Most on the left are at least dimly aware that Labor Day was originally celebrated on May 1 to commemorate the framing and execution of the Haymarket strikers and that Mayday, at its peak, attracted tens of thousands of marchers in cities across the country.  The combination of the iron fist of state repression and the velvet glove of the New Deal ultimately crushed radical labor movements of which Mayday was an integral part, resulting in only traces of it remaining by the end of the last century.

But its spirit could not be entirely extinguished: the largest mass arrest in U.S. history took place on Mayday anti-war protest of 1971, demonstrators brutally apprehended and held Pinochet style in Washington’s RFK stadium.

In 2006, millions of undocumented workers shut down the streets of several cities demanding changes in that draconian and repressive Sensenbrenner Bill, H.R. 4437.

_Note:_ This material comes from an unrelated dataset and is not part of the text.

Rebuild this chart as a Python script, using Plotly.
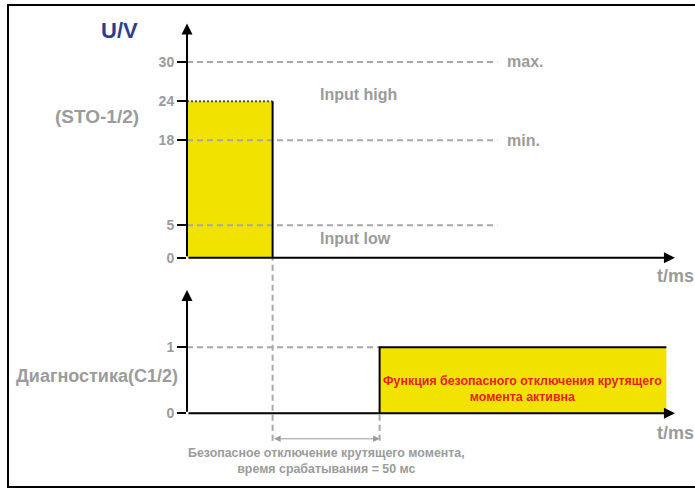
import plotly.graph_objects as go

# ---------------- data ----------------
u_ticks = [0, 5, 18, 24, 30]            # voltage tick values (V)
u_tick_labels = ["0", "5", "18", "24", "30"]
u_high = 24                              # STO input level before switch-off
u_max = 30
u_min = 18
u_low = 5
t_off = 40                               # ms: STO input switched off
response_ms = 50                         # safe torque off response time
t_diag = t_off + response_ms             # ms: diagnostic output goes high
t_ref_end = 145                          # ms: end of dashed limit lines
t_diag_end = 224                         # ms: end of diagnostic bar
t_axis_end = 228                         # ms: end of time axes
diag_ticks = [0, 1]
diag_level = 1
u_axis_top = 35.9
diag_axis_top = 1.87

# ---------------- layout helpers ----------------
W, H = 695, 496
X0 = 187
PX_PER_MS = 2.14
def px(x):
    return x / W
def py(y):
    return 1 - y / H

GRAY = "#9b9b9b"
DASH_GRAY = "#a8a8a8"
YELLOW = "#F1E200"
FONT = "Liberation Sans, Arial, sans-serif"

fig = go.Figure()

# upper yellow STO-high block
fig.add_trace(go.Scatter(
    x=[0, 0, t_off, t_off, 0], y=[0, u_high, u_high, 0, 0],
    mode="lines", fill="toself", fillcolor=YELLOW, line=dict(width=0),
    xaxis="x", yaxis="y", hoverinfo="skip"))
# dashed limit lines
for lvl in [u_max, u_min, u_low]:
    fig.add_trace(go.Scatter(x=[0, t_ref_end], y=[lvl, lvl], mode="lines",
                             line=dict(color=DASH_GRAY, width=2, dash="6px,4px"),
                             xaxis="x", yaxis="y", hoverinfo="skip"))
# dotted top of block
fig.add_trace(go.Scatter(x=[0, t_off], y=[u_high, u_high], mode="lines",
                         line=dict(color="#555555", width=2, dash="2px,2px"),
                         xaxis="x", yaxis="y", hoverinfo="skip"))
# right edge of block
fig.add_trace(go.Scatter(x=[t_off, t_off], y=[0, u_high], mode="lines",
                         line=dict(color="black", width=2),
                         xaxis="x", yaxis="y", hoverinfo="skip"))

# lower diagnostic block
fig.add_trace(go.Scatter(
    x=[t_diag, t_diag, t_diag_end, t_diag_end, t_diag],
    y=[0, diag_level, diag_level, 0, 0],
    mode="lines", fill="toself", fillcolor=YELLOW, line=dict(width=0),
    xaxis="x", yaxis="y2", hoverinfo="skip"))
fig.add_trace(go.Scatter(x=[0, t_diag], y=[diag_level, diag_level], mode="lines",
                         line=dict(color=DASH_GRAY, width=2, dash="6px,4px"),
                         xaxis="x", yaxis="y2", hoverinfo="skip"))
fig.add_trace(go.Scatter(x=[t_diag, t_diag, t_diag_end], y=[0, diag_level, diag_level],
                         mode="lines", line=dict(color="black", width=2),
                         xaxis="x", yaxis="y2", hoverinfo="skip"))

x_range = [0, (W - X0) / PX_PER_MS]
u_dom = [py(262), py(12)]
u_range = [0, (262 - 12) / ((262 - 63) / 30)]
d_dom = [py(420), py(285)]
d_range = [0, (420 - 285) / 67]

tickfont = dict(family=FONT, size=14, color=GRAY, weight="bold")
fig.update_layout(
    width=W, height=H, margin=dict(l=0, r=0, t=0, b=0),
    paper_bgcolor="white", plot_bgcolor="rgba(0,0,0,0)",
    showlegend=False,
    xaxis=dict(domain=[px(X0), 1], range=x_range, showgrid=False, zeroline=False,
               showticklabels=False, ticks="", showline=False, anchor="y"),
    yaxis=dict(domain=u_dom, range=u_range, showgrid=False, zeroline=False,
               tickvals=u_ticks, ticktext=u_tick_labels, ticks="outside",
               ticklen=9, tickwidth=2, tickcolor="black", tickfont=tickfont,
               showline=False, anchor="x"),
    yaxis2=dict(domain=d_dom, range=d_range, showgrid=False, zeroline=False,
                tickvals=diag_ticks, ticktext=[str(v) for v in diag_ticks],
                ticks="outside", ticklen=9, tickwidth=2, tickcolor="black",
                tickfont=tickfont, showline=False, anchor="x"),
)

ann = []
# axis arrows
def arrow(x, y, ax, ay, yref):
    return dict(x=x, y=y, ax=ax, ay=ay, xref="x", yref=yref, axref="x", ayref=yref,
                text="", showarrow=True, arrowhead=2, arrowsize=1.1, arrowwidth=2,
                arrowcolor="black", standoff=0, startstandoff=0)
ann.append(arrow(t_axis_end, 0, 0, 0, "y"))
ann.append(arrow(0, u_axis_top, 0, 0, "y"))
ann.append(arrow(t_axis_end, 0, 0, 0, "y2"))
ann.append(arrow(0, diag_axis_top, 0, 0, "y2"))
# response time double arrow
ann.append(dict(x=t_diag, y=py(446), ax=t_off, ay=0, xref="x", yref="paper",
                axref="x", ayref="pixel", text="", showarrow=True,
                arrowhead=2, arrowside="end+start", arrowsize=1.3, arrowwidth=1,
                arrowcolor="#9a9a9a", standoff=0, startstandoff=0))

def txt(text, x, y, size, color=GRAY, xanchor="center", xref="paper", yref="paper"):
    return dict(text=text, x=x, y=y, xref=xref, yref=yref, showarrow=False,
                xanchor=xanchor, yanchor="middle",
                font=dict(family=FONT, size=size, color=color, weight="bold"))

ann.append(txt("U/V", px(119), py(31), 22, color="#2E3D8F"))
ann.append(txt("(STO-1/2)", px(97), py(118), 19))
ann.append(txt("Диагностика(C1/2)", px(97), py(382), 18))
ann.append(txt("max.", t_ref_end + 3.5, u_max, 16, xanchor="left", xref="x", yref="y"))
ann.append(txt("min.", t_ref_end + 3.5, u_min, 16, xanchor="left", xref="x", yref="y"))
ann.append(txt("Input high", 61, 25.0, 16, xanchor="left", xref="x", yref="y"))
ann.append(txt("Input low", 61, 3.0, 16, xanchor="left", xref="x", yref="y"))
ann.append(txt("t/ms", px(675), py(281), 18))
ann.append(txt("t/ms", px(675), py(440), 18))
ann.append(txt("Функция безопасного отключения крутящего<br>момента активна",
               (t_diag + t_diag_end) / 2, 0.37, 12.4, color="#E8202A", xref="x", yref="y2"))
ann.append(txt("Безопасное отключение крутящего момента,<br>время срабатывания = 50 мс",
               (t_off + t_diag) / 2, py(469), 12.4, xref="x"))
fig.update_layout(annotations=ann)

# vertical dashed guides and frame
fig.add_shape(type="line", xref="x", yref="paper", x0=t_off, x1=t_off,
              y0=py(448), y1=py(262), line=dict(color=DASH_GRAY, width=2, dash="6px,4px"))
fig.add_shape(type="line", xref="x", yref="paper", x0=t_diag, x1=t_diag,
              y0=py(448), y1=py(420), line=dict(color=DASH_GRAY, width=2, dash="6px,4px"))
fig.add_shape(type="rect", xref="paper", yref="paper", x0=px(8), x1=1.02,
              y0=py(495), y1=py(5), line=dict(color="black", width=2))

fig.write_html(
    "out.html",
    config={"displayModeBar": False},
    post_script=("document.body.style.margin='0';"
                 "var gd=document.getElementById('{plot_id}');"
                 "gd.style.position='fixed';gd.style.top='0';gd.style.left='0';"),
)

Most recently, in the waning days of the Occupy movement, Mayday again rose from the dead attracting 30 to 40,000 to New York City’s Union Square capping it with a march to Wall Street where over 30 were arrested.

Unfortunately, following the demise of OWS, only a few hard-core activists celebrated in 2013.

Was 2012 a fluke or did it represent an initial, albeit stumbling, attempt to re-attach the future of working class politics to its illustrious past?

This decision is up to us.  We can choose to make Mayday again the centerpiece of a new anti-capitalist politics and with the widespread hopelessness now turning to rage at the 1%, 2014 is the year to do it.

The way to do it is by using Mayday to put forward a single demand on the owners and operators of the economy: a 15 dollar an hour minimum wage.  The necessary teeth will be provided by our committing ourselves to begin the demonstration at 4 PM, making May 1, 2014 a seven hour work day re-initiating, albeit on a reduced scale, the long standing Mayday tradition of a day without work, or, to put it in political terms, a general strike.

Should 5/1 for 15 not succeed, it should be expanded it to a full day, possibly on election day 2014. A second day could be added on 2015 scaling up to a full week in 2016 with the explicit intention of bringing capital, and capitalism, to its knees, where it belongs.

Just as the eight hour working day was a unifying demand which brought together the strands of a balkanized left leading to the formation of a Socialist Party, so too can the 15 dollar wage provide the foundation for a resurgence of organized, working class political power.

It is no surprise that Kshama Sawant was able to ride the Fight for 15 to victory in November becoming the first elected socialist in a century.  And she has made it her top priority now that she is in office.  She, and other national leaders and all self-described supporters of “working families”, should be in the forefront of planning to insure that Mayday is returned to its rightful place as a celebration of the beginnings of a long awaited American spring.